SEM VESTÍGIOS (texto escrito sem a letra a)

O último serviço noturno e o fim do longo expediente em breve. Um prêmio de consolo depois de um número sem fim de tempo com os olhos despertos. Por isso, o detetive mostrou o distintivo no corredor e entrou velozmente no recinto. Primeiro, olhou o corpo estendido no piso frio, coberto só por um lençol de cetim. Depois, percebeu os móveis e objetos em desordem. Curvou-se e mexeu no lençol, olhou de perto o rosto do defunto e pegou com um lenço o vidro de remédio que este segurou entre os dedos mortos. Leu o rótulo e concluiu que o pobre morreu de overdose de sementes de sonhos. Benflogin. Fonte de delírios, visões e desequilíbrios nos cérebros de muitos dos jovens moderninhos. O doido espremeu perto de cem comprimidos, misturou com meio litro de uísque e foi ver Jesus no céu. Ou pode ser que primeiro viu Jesus, viu o céu, o demônio, o inferno, ou tudo junto, e depois morreu. De todo modo, o imbecil morreu feliz em vez de deprimido.

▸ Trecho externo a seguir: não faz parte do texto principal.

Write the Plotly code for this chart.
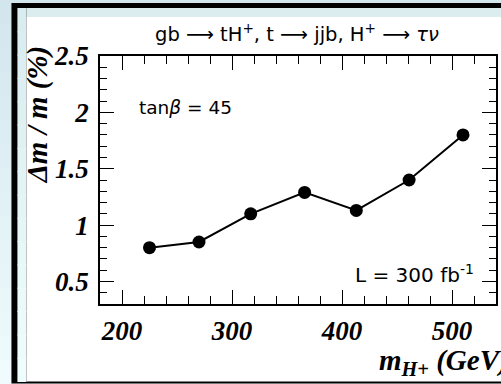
import plotly.graph_objects as go

# Charged Higgs mass (GeV) and relative mass resolution (%)
mass_gev = [225, 270, 317, 366, 413, 461, 510]
delta_m_pct = [0.80, 0.85, 1.10, 1.29, 1.13, 1.40, 1.80]

x_tick_vals = [200, 300, 400, 500]
x_tick_text = ["200", "300", "400", "500"]
y_tick_vals = [0.5, 1.0, 1.5, 2.0, 2.5]
y_tick_text = ["0.5", "1", "1.5", "2", "2.5"]

W, H = 501, 384
L_PX, R_PX, T_PX, B_PX = 100, 498, 56, 304


def px(x):
    return (x - L_PX) / (R_PX - L_PX)


def py(y):
    return (B_PX - y) / (B_PX - T_PX)


def rect(x0, y0, x1, y1, color):
    return dict(type="rect", xref="paper", yref="paper", layer="below",
                x0=px(x0), x1=px(x1), y0=py(y1), y1=py(y0),
                fillcolor=color, line=dict(width=0))


def blend(c0, c1, t):
    a = [int(c0[i:i + 2], 16) for i in (1, 3, 5)]
    b = [int(c1[i:i + 2], 16) for i in (1, 3, 5)]
    return "#" + "".join(f"{round(a[k] + (b[k] - a[k]) * t):02x}" for k in range(3))


shapes = []
# soft blue slide background, lighter towards the bottom
n = 16
for i in range(n):
    y0 = i * H / n
    y1 = (i + 1) * H / n + 1
    shapes.append(rect(-5, y0, 11, y1, blend("#d3e6ee", "#effbfc", i / (n - 1))))
shapes.append(rect(-5, -5, 520, 3, "#d3e6ee"))
# black frame
shapes.append(rect(11, 3, 520, 383.5, "#000000"))
# inner pale strip
for i in range(n):
    y0 = 8 + i * (381 - 8) / n
    y1 = 8 + (i + 1) * (381 - 8) / n + 1
    shapes.append(rect(17, y0, 26, y1, blend("#d9ecf0", "#effcfc", i / (n - 1))))
shapes.append(rect(26, 8, 520, 17, "#dbedee"))
# white panel
shapes.append(rect(26, 17, 520, 381.5, "#ffffff"))

fig = go.Figure()
fig.add_trace(go.Scatter(
    x=mass_gev, y=delta_m_pct, mode="lines+markers",
    line=dict(color="#000000", width=2),
    marker=dict(color="#000000", size=13),
    showlegend=False, cliponaxis=False,
))

serif_bi = dict(family="Liberation Serif", size=27, color="#000000",
                weight="bold", style="italic")

axis_common = dict(
    showline=True, linecolor="#000000", linewidth=1.5, mirror="allticks",
    ticks="inside", ticklen=14, tickwidth=1.3, tickcolor="#000000",
    showgrid=False, zeroline=False, tickfont=serif_bi,
)

fig.update_xaxes(
    range=[180, 540], tickvals=x_tick_vals, ticktext=x_tick_text,
    minor=dict(dtick=20, tick0=180, ticks="inside", ticklen=8,
               tickwidth=1.2, tickcolor="#000000"),
    ticklabelstandoff=2, **axis_common,
)
fig.update_yaxes(
    range=[0.3, 2.5], tickvals=y_tick_vals, ticktext=y_tick_text,
    minor=dict(dtick=0.1, tick0=0.3, ticks="inside", ticklen=7,
               tickwidth=1.2, tickcolor="#000000"),
    ticklabelstandoff=4, **axis_common,
)


def sans(size):
    return dict(family="DejaVu Sans", size=size, color="#000000")


annotations = [
    dict(text="gb ⟶ tH<sup>+</sup>, t ⟶ jjb, H<sup>+</sup> ⟶ <i>τν</i>",
         x=px(298), y=py(33), xanchor="center", yanchor="middle", font=sans(19.5)),
    dict(text="tan<i>β</i> = 45", x=px(137), y=py(107),
         xanchor="left", yanchor="middle", font=sans(18.5)),
    dict(text="L = 300 fb<sup>-1</sup>", x=px(478), y=py(274),
         xanchor="right", yanchor="middle", font=sans(20)),
    dict(text="Δm / m (%)", x=px(37), y=py(114), textangle=-90,
         xanchor="center", yanchor="middle",
         font=dict(family="Liberation Serif", size=29, color="#000000",
                   weight="bold", style="italic")),
    dict(text="m<sub>H+</sub> (GeV)", x=px(378), y=py(362),
         xanchor="left", yanchor="middle",
         font=dict(family="Liberation Serif", size=29, color="#000000",
                   weight="bold", style="italic")),
]
for a in annotations:
    a.update(xref="paper", yref="paper", showarrow=False)

fig.update_layout(
    width=W, height=H,
    margin=dict(l=L_PX, r=W - R_PX, t=T_PX, b=H - B_PX, pad=0),
    paper_bgcolor="#e6f4f7", plot_bgcolor="rgba(0,0,0,0)",
    shapes=shapes, annotations=annotations,
)

fig.write_html("out.html")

O detetive pensou em escrever suicídio (ou burrice juvenil) no seu bloco de registros e ir logo beber um copo de vinho tinto demi-sec e depois dormir, contudo ficou surpreso vendo o perito médico, velho conhecido seu, em silêncio e sério, estendido em um pufe vermelho.

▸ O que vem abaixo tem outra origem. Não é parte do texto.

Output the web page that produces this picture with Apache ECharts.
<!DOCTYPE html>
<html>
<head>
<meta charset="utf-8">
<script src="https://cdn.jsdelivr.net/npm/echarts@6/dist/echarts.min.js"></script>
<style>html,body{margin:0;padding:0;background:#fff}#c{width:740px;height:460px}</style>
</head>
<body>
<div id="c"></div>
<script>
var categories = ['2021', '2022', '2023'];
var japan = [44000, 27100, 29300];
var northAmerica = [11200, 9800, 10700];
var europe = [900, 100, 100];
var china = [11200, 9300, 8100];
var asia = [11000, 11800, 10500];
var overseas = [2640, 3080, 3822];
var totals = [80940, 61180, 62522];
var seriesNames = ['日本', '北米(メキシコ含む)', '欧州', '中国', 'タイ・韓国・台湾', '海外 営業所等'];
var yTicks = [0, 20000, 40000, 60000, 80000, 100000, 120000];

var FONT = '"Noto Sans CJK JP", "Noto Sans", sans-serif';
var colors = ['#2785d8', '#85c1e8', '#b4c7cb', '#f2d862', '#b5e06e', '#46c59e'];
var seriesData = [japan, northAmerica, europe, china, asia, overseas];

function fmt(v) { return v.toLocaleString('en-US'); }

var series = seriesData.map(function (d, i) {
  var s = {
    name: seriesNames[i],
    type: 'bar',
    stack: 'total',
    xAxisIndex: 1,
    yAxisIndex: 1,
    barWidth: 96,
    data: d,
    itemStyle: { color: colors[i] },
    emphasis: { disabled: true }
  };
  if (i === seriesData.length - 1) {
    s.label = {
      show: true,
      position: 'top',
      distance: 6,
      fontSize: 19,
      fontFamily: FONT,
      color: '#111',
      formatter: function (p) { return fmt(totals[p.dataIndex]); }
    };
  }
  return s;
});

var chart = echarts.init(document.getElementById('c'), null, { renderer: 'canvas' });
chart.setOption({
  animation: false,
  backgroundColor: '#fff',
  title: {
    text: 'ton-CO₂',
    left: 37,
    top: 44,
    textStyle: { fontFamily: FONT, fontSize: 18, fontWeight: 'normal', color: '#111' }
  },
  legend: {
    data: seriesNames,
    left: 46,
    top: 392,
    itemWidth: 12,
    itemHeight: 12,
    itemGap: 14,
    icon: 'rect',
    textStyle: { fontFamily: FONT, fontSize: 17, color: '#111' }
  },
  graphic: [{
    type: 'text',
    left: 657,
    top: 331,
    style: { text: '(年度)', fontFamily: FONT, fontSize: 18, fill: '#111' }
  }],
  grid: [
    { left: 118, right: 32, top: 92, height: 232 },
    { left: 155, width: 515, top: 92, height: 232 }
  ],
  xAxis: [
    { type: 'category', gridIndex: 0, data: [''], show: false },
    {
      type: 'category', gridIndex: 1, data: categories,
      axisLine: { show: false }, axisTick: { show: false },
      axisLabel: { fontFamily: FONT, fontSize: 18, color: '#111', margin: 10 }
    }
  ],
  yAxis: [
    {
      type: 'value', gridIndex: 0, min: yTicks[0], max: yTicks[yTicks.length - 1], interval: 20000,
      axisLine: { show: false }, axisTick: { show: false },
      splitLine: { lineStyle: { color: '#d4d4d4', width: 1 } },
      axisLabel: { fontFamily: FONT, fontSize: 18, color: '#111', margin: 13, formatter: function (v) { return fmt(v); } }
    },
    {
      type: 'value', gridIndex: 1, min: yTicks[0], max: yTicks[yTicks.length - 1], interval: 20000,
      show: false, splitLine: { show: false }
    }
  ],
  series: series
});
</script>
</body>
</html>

- O que foi com você, Joel, ficou sensível com o presunto? – perguntou o detetive em um tom leve.

- Ele levou choques nos testículos – respondeu Joel.

- O quê?

- Isso mesmo que você ouviu, detetive Onofre, ele levou eletrochoques nos testículos. E teve pequenos cortes com um instrumento como um bisturi por todo o corpo. E o pé esquerdo ficou no fogo por um bom tempo. Olhe como o pé é preto mesmo sendo o resto do corpo em tom de inverno europeu.

- Um pouco de humor negro no recinto, Joel? – perguntou o detetive Onofre, minutos depois de mexer nos escritos sobre o televisor.

- Como?

- Encontrei nos documentos dele o nome John Smith. De Luxemburgo. Resumindo: ele é europeu. E como você disse um “corpo em tom de inverno europeu” justo sobre um presunto europeu…

- Me desculpe, nem me informei sobre isso.

- Me diz o que este louco de Luxemburgo fez hoje, por obséquio, que o meu turno findou tem tempo.

- Onofre, creio em hipóteses diferentes: ou ele fez isso com ele mesmo depois dos efeitos psicotrópicos do remédio ou criminosos bem inteligentes querem que pensemos que ele se suicidou, depois de terem feito tudo o que existe de perverso com o infeliz.

- Existem indícios de terceiros no recinto ou de confronto violento?

- Só encontrei impressões do morto. Nenhum vizinho o viu com outros. Só um dos vizinhos escutou o som de móveis sendo desferidos com poder e os gritos dementes do inquilino.

- É melhor você ir dormir, meu velho, e evite conclusões que se desviem do óbvio. O homem simplesmente pirou e foi só isso – concluiu o detetive Onofre, movendo-se no rumo do corredor e escrevendo em seu bloco que o crime, se é que houve crime, foi um só: suicídio.

O detetive foi-se sorrindo por deduzir que excesso de serviço sim é um crime. Hediondo.